Gray, who laid bare his life and mingled performance art with comedy in
acclaimed monologues like "Swimming to Cambodia" and "It's a Slippery Slope,"
was identified through dental records and X-rays.
Gray was known to have been deeply troubled and had attempted suicide before.
His family told police he was last seen Saturday Jan. 10.
Gray was born on June 5, 1941, one of three sons of a WASP couple in
Barrington, R.I. His mother suffered a pair of nervous breakdowns, committing
suicide in 1967 after the second one.
In more than a dozen monologues starting in 1979, Gray told audiences about his
childhood, adventures as a young man and struggles as an actor. Many were
published in book form and several were made into films.
He also had an active career in Hollywood, with roles in films including David
Byrne's "True Stories," "Beaches" and "The Paper" — 38 film appearances in
all. In the 1993 Steven Soderbergh film "King of the Hill," he played an
eccentric bachelor who kills himself.
A horrific head-on car crash during a 2001 vacation in Ireland left him
disheartened and in poor health, and he tried jumping from a bridge near his
Long Island home in October 2002.
He was twice hospitalized for depression after the crash, and his suicide
attempt canceled the run of a new solo piece, "Black Spot."
___
Noah Sylvester Purifoy
JOSHUA TREE, Calif. (AP) — Trash-to-art "assemblage" sculptor Noah Sylvester
Purifoy, the African-American artist perhaps best known for his "66 Signs Neon"
made from 1965 Watts riot debris, died in a fire in his home. He was 86.
The fire was confined to Purifoy's wheelchair and it was believed he fell
asleep while smoking, a coroner's office spokesman said.
In a sculpture garden, Purifoy dedicated 2 1/2 acres to creating beauty from
castoffs. Known as "assemblage" art, Purifoy erected a spectacular display of
towering artworks using bowling balls, commodes, discarded tools, worn-out
appliances and other debris.
Known as the father of the Los Angeles black assemblage movement, Purifoy was
launched into notoriety in 1965 when he created works from Watts riot rubble.
The longtime civil rights activist had been working on the Watts Towers Art
Center when the riots began.
Purifoy took a lengthy hiatus from his artistic endeavors in 1976, when he was
appointed to the California Arts Council. He backed efforts to bring art to
correctional institutions, schools and social programs before leaving the
council in 1987.
Settling in the Mojave Desert, he began to sculpt on a grand scale.
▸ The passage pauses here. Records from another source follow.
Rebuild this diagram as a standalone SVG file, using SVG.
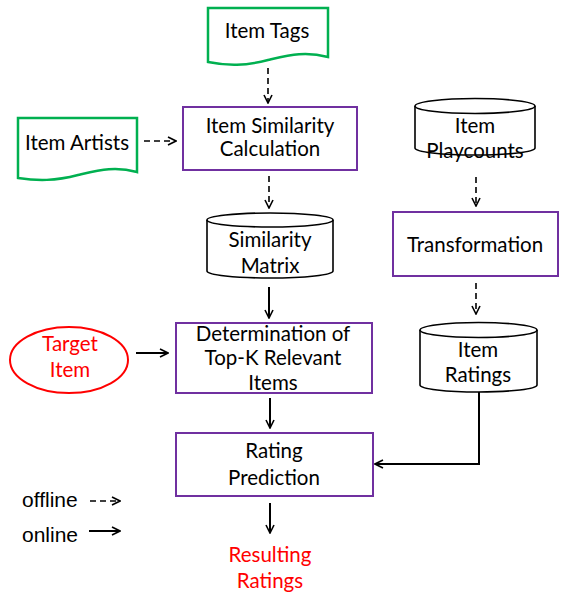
<svg xmlns="http://www.w3.org/2000/svg" width="582" height="600" viewBox="0 0 582 600">
<style>
.proc{fill:#fff;stroke:#7030A0;stroke-width:2}
.doc{fill:#fff;stroke:#00B050;stroke-width:2.5}
.cyl{fill:#fff;stroke:#000;stroke-width:1.6}
.ell{fill:#fff;stroke:#FF0000;stroke-width:2}
.t{font-family:Lato,"Liberation Sans",sans-serif;font-size:20.5px;fill:#000;text-anchor:middle}
.red{fill:#FF0000}
.leg{font-family:"Liberation Sans",Arial,sans-serif;font-size:21px;fill:#000}
.c{fill:none;stroke:#000;stroke-width:2}
.d{fill:none;stroke:#000;stroke-width:1.6;stroke-dasharray:6,4}
</style>
<defs>
<marker id="ah" viewBox="0 0 10 10" refX="9" refY="5" markerWidth="10" markerHeight="10" markerUnits="userSpaceOnUse" orient="auto">
<path d="M1,1 L9,5 L1,9" fill="none" stroke="#000" stroke-width="1.6" stroke-dasharray="none"/>
</marker>
</defs>
<rect width="582" height="600" fill="#fff"/>
<g id="connectors">
<path class="d" d="M268,68 V103" marker-end="url(#ah)"/>
<path class="d" d="M144,141 H176" marker-end="url(#ah)"/>
<path class="d" d="M269,176 V208" marker-end="url(#ah)"/>
<path class="d" d="M476,177 V206" marker-end="url(#ah)"/>
<path class="d" d="M476,283 V314" marker-end="url(#ah)"/>
<path class="c" d="M269,287 V318" marker-end="url(#ah)"/>
<path class="c" d="M136,353 H168" marker-end="url(#ah)"/>
<path class="c" d="M270,398 V428" marker-end="url(#ah)"/>
<path class="c" d="M270,503 V533" marker-end="url(#ah)"/>
<path class="c" d="M479,392 V464 H375" marker-end="url(#ah)"/>
</g>
<g id="item-tags">
<path class="doc" d="M208,8 H328 V57 C305,51 290,55 268,60 C245,66 228,66 208,62 Z"/>
<text class="t" x="267" y="38">Item Tags</text>
</g>
<g id="item-artists">
<path class="doc" d="M18,118 H137 V172 C115,166 100,170 78,175 C55,181 38,181 18,178 Z"/>
<text class="t" x="77" y="150">Item Artists</text>
</g>
<g id="item-similarity-calculation">
<rect class="proc" x="183" y="107" width="174" height="63"/>
<text class="t" x="270" y="133">Item Similarity</text>
<text class="t" x="270" y="156">Calculation</text>
</g>
<g id="item-playcounts">
<path class="cyl" d="M415,106 V148 A60,7 0 0 0 535,148 V106"/>
<ellipse class="cyl" cx="475" cy="106" rx="60" ry="7.5"/>
<text class="t" x="475" y="133">Item</text>
<text class="t" x="475" y="158">Playcounts</text>
</g>
<g id="similarity-matrix">
<path class="cyl" d="M207,220 V271 A63,7 0 0 0 333,271 V220"/>
<ellipse class="cyl" cx="270" cy="220" rx="63" ry="7"/>
<text class="t" x="270" y="247">Similarity</text>
<text class="t" x="270" y="273">Matrix</text>
</g>
<g id="transformation">
<rect class="proc" x="393" y="212" width="165" height="64"/>
<text class="t" x="475" y="252">Transformation</text>
</g>
<g id="item-ratings">
<path class="cyl" d="M420,330 V385 A58.5,7 0 0 0 537,385 V330"/>
<ellipse class="cyl" cx="478.5" cy="330" rx="58.5" ry="7.5"/>
<text class="t" x="478" y="357">Item</text>
<text class="t" x="478" y="382">Ratings</text>
</g>
<g id="target-item">
<ellipse class="ell" cx="69" cy="360" rx="59" ry="33"/>
<text class="t red" x="70" y="351">Target</text>
<text class="t red" x="70" y="377">Item</text>
</g>
<g id="determination">
<rect class="proc" x="176" y="323" width="196" height="70"/>
<text class="t" x="273" y="341">Determination of</text>
<text class="t" x="273" y="365">Top-K Relevant</text>
<text class="t" x="273" y="390">Items</text>
</g>
<g id="rating-prediction">
<rect class="proc" x="176" y="433" width="197" height="63"/>
<text class="t" x="274" y="458">Rating</text>
<text class="t" x="274" y="485">Prediction</text>
</g>
<g id="resulting-ratings">
<text class="t red" x="270" y="562">Resulting</text>
<text class="t red" x="270" y="588">Ratings</text>
</g>
<g id="legend">
<text class="leg" x="22" y="507">offline</text>
<path class="d" d="M90,501 H120" marker-end="url(#ah)"/>
<text class="leg" x="22" y="542">online</text>
<path class="c" d="M89,531 H120" marker-end="url(#ah)"/>
</g>
</svg>
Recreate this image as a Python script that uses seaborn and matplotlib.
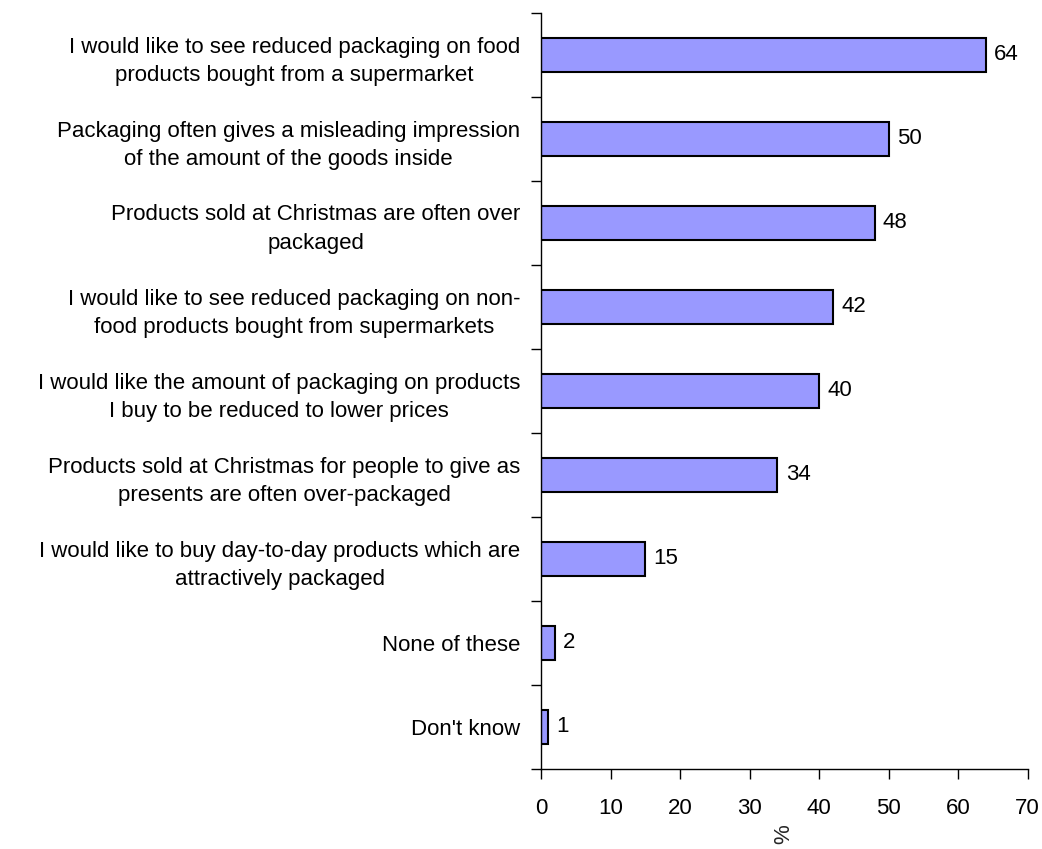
import matplotlib
matplotlib.use("Agg")
import matplotlib.pyplot as plt
import seaborn as sns
import pandas as pd
import numpy as np

statements = [
    "I would like to see reduced packaging on food\nproducts bought from a supermarket",
    "Packaging often gives a misleading impression\nof the amount of the goods inside",
    "Products sold at Christmas are often over\npackaged",
    "I would like to see reduced packaging on non-\nfood products bought from supermarkets",
    "I would like the amount of packaging on products\nI buy to be reduced to lower prices",
    "Products sold at Christmas for people to give as\npresents are often over-packaged",
    "I would like to buy day-to-day products which are\nattractively packaged",
    "None of these",
    "Don't know",
]
percentages = [64, 50, 48, 42, 40, 34, 15, 2, 1]
x_ticks = [0, 10, 20, 30, 40, 50, 60, 70]

sns.set_style("white")
plt.rcParams["font.family"] = ["Liberation Sans", "DejaVu Sans"]
plt.rcParams["text.color"] = "black"
plt.rcParams["xtick.color"] = "black"
plt.rcParams["ytick.color"] = "black"

FS = 16

df = pd.DataFrame({"statement": statements, "pct": percentages})

fig = plt.figure(figsize=(10.42, 8.49), dpi=100)
ax = fig.add_axes([541 / 1042, 1 - 769 / 849, (1027.5 - 541) / 1042, (769 - 13) / 849])

sns.barplot(data=df, y="statement", x="pct", orient="h", color="#9999FF",
            edgecolor="black", linewidth=1.5, width=0.4, saturation=1, ax=ax)

for i, v in enumerate(percentages):
    ax.text(v + 1.2, i, f"{v}", va="center", ha="left", fontsize=FS, color="black")

ax.set_xlim(0, 70)
ax.set_ylim(len(statements) - 0.5, -0.5)
ax.set_xticks(x_ticks)
ax.set_xticklabels([str(t) for t in x_ticks], fontsize=FS)
ax.set_yticks(range(len(statements)))
ax.set_yticklabels(statements, fontsize=FS, multialignment="center", linespacing=1.45)
ax.set_yticks(np.arange(-0.5, len(statements), 1), minor=True)
ax.tick_params(axis="y", which="major", left=True, length=0, pad=15)
ax.tick_params(axis="y", which="minor", left=True, length=7, width=1, direction="out")
ax.tick_params(axis="x", which="major", bottom=True, length=7, width=1, direction="out", pad=14)
ax.set_ylabel("")
ax.set_xlabel("%", rotation=90, fontsize=FS, labelpad=4)

for side in ["top", "right"]:
    ax.spines[side].set_visible(False)
for side in ["left", "bottom"]:
    ax.spines[side].set_color("black")
    ax.spines[side].set_linewidth(1)

fig.savefig("out.png", dpi=100)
The
sculpture garden contains more than 100 art objects.
His works have been part of the collections of the Corcoran Gallery in
Washington, D.C., the Whitney Museum in New York and the California
Afro-American Museum.
___
Bruno Wassertheil
PALO ALTO, Calif. (AP) — Bruno Wassertheil, CBS News' former chief radio
correspondent in Israel, died March 3. He was 68.
During his career, Wassertheil received two Overseas Press Club awards and
spent 14 years with CBS News in Israel, from 1970 to 1978 and 1980 to 1986.
Wassertheil conducted 20,000 network broadcasts and interviewed such prominent
Middle East figures as Golda Meir, Yitzhak Rabin and Ariel Sharon.
Colleagues, fans, and friends remember Wassertheil for two things: his
expertise on the Middle East and his resonant, authoritative voice.
Dan Raviv, a CBS News correspondent in Washington, D.C, said Wassertheil
provided an importance link between Israel and American Jews.
Born in Katowice, Poland, Wassertheil was on a steamship with his family
heading to the United States to visit the 1939 World's Fair when Hitler's
troops invaded Poland on Sept. 1, 1939. The family settled in New York and
never returned to Poland.
Wassertheil graduated from City College of New York in 1957 and served in the
U.S. Army for three years before moving to Israel. He began working for the
Associated Press in 1967 and joined CBS News in 1970.